I attended a great symposium on fatigue in aviation. In it, the presenters debunked the most basic of all the common "myths" associated with fatigue. It had to do with forecasting fatigue and providing crews with sleep schedules. The myth was that pilots think they "do better in the evening anyway," or "better in the morning anyway," or "feel more alert at the end of the flight," or X, Y, or Z. This, in response to Fatigue Meter's assessment of the best time the crew should sleep on an international trip. But the performance metrics didn't agree with the pilot's personal assessment. In fact they were dramatically, and diametrically opposed. Pilots thought they performed well at certain times of day or after certain duty periods, but in fact, they did not.
That's true across the spectrum, actually. User interface has performance metrics associated with them. The way we interact with the equipment, with other crewmembers, and even checklists. You might personally think you'd do better with a spiral-bound, tabbed-out checklist with a lot of data associated with it, but probably, you don't. If that surprises you, you're not the only one. My first generation checklist that I used in my Twin Comanche used a large typeface, and color coded, across 10 or so pages of what I considered easy to read text. My emergency procedures were on different color pages (yellow, actually). I was pretty proud of it. Went through three big revisions before I settled on it. Used it for years.

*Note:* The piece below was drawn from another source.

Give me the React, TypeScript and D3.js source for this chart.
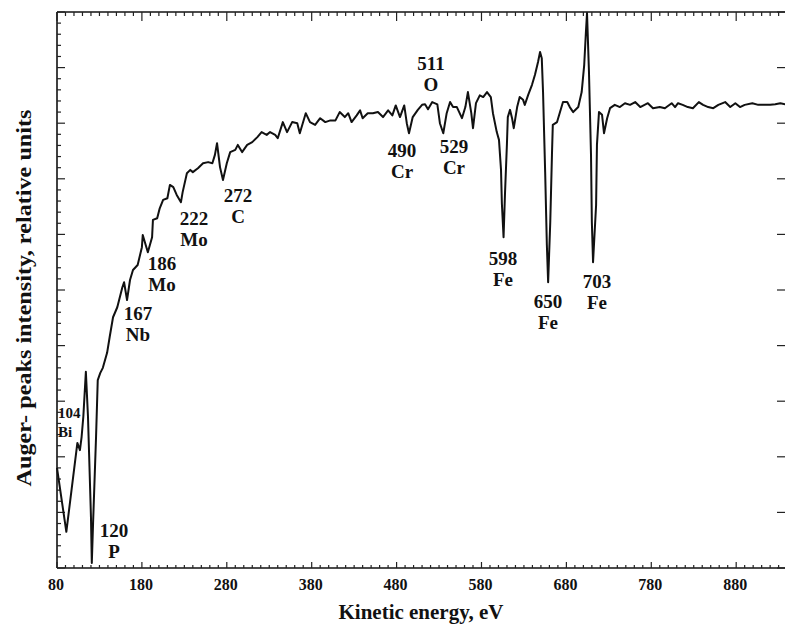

Then my interest in Human Factors gave me exposure to some high level thinking on this topic. The way I designed my checklists for my Twin Comanche, the colors, the complexity, the simplicity, all of it. I went back to one double-sided piece of paper for all of my normal procedures, and a separate, distinctly different design (also one double-sided page) for my emergency procedures. There's a ton of stuff to consider. Not making the checklist too simple; not making it too verbose. Overdo it and the crew (or single pilot) tend to start skipping items which should have been consolidated. Underdo it, and important steps might be missed.
I think my performance is probably better. Not because I measure it that way, because subjectively, I can't, really. I can think whatever I want, believe that I know "what's best for me," but in reality my actual and perceived performance are probably different. I just know that under stress, my mind tends to work like a lot of other human brains, and that I picked a simple design which allowed me to utilize muscle memory to my advantage to go to the right checklist. And that study in this area suggests that's the best way to do it. I'm unlikely to use the wrong one. I'm unlikely to read checklist items in the wrong order because of the shading I used between columns and the small margins between the item and the action. I think I stacked the deck in my favor.
You did say a few things I agree with. "Most checklists suck." Absolutely. And quite a few COTS (Commercial Off the Shelf) checklists contain flat out
wrong information and are poorly formatted. Many legacy manufacturer checklists are woefully out of sync with modern thinking on checklist design. Sometimes it seems some random admin at the company in question, back in the 60s or 70s or whenever it was, just typed up the procedures they thought were best, in whatever random order came to mind. And electronic checklists absolutely should be phase of flight oriented, sequenced for correct utilization. Generally emergency procedures will call for leaving the electronic checklist to go to the QRH, even in modern business jets. This is true in the Gulfstream 450/550 as well as the Challenger 300/350, the latter of which is a more modern design. Ironically we now go from the electronic checklist on the MFD to the iPad rather than a paper emer proc checklist, but it's the same concept anyway. The iPad does make it simpler and faster to go directly to the needed emergency procedure. But once located, the user still simply "reads" the checklist on a static screen. It's not interactive.
Thanks for an interesting discussion!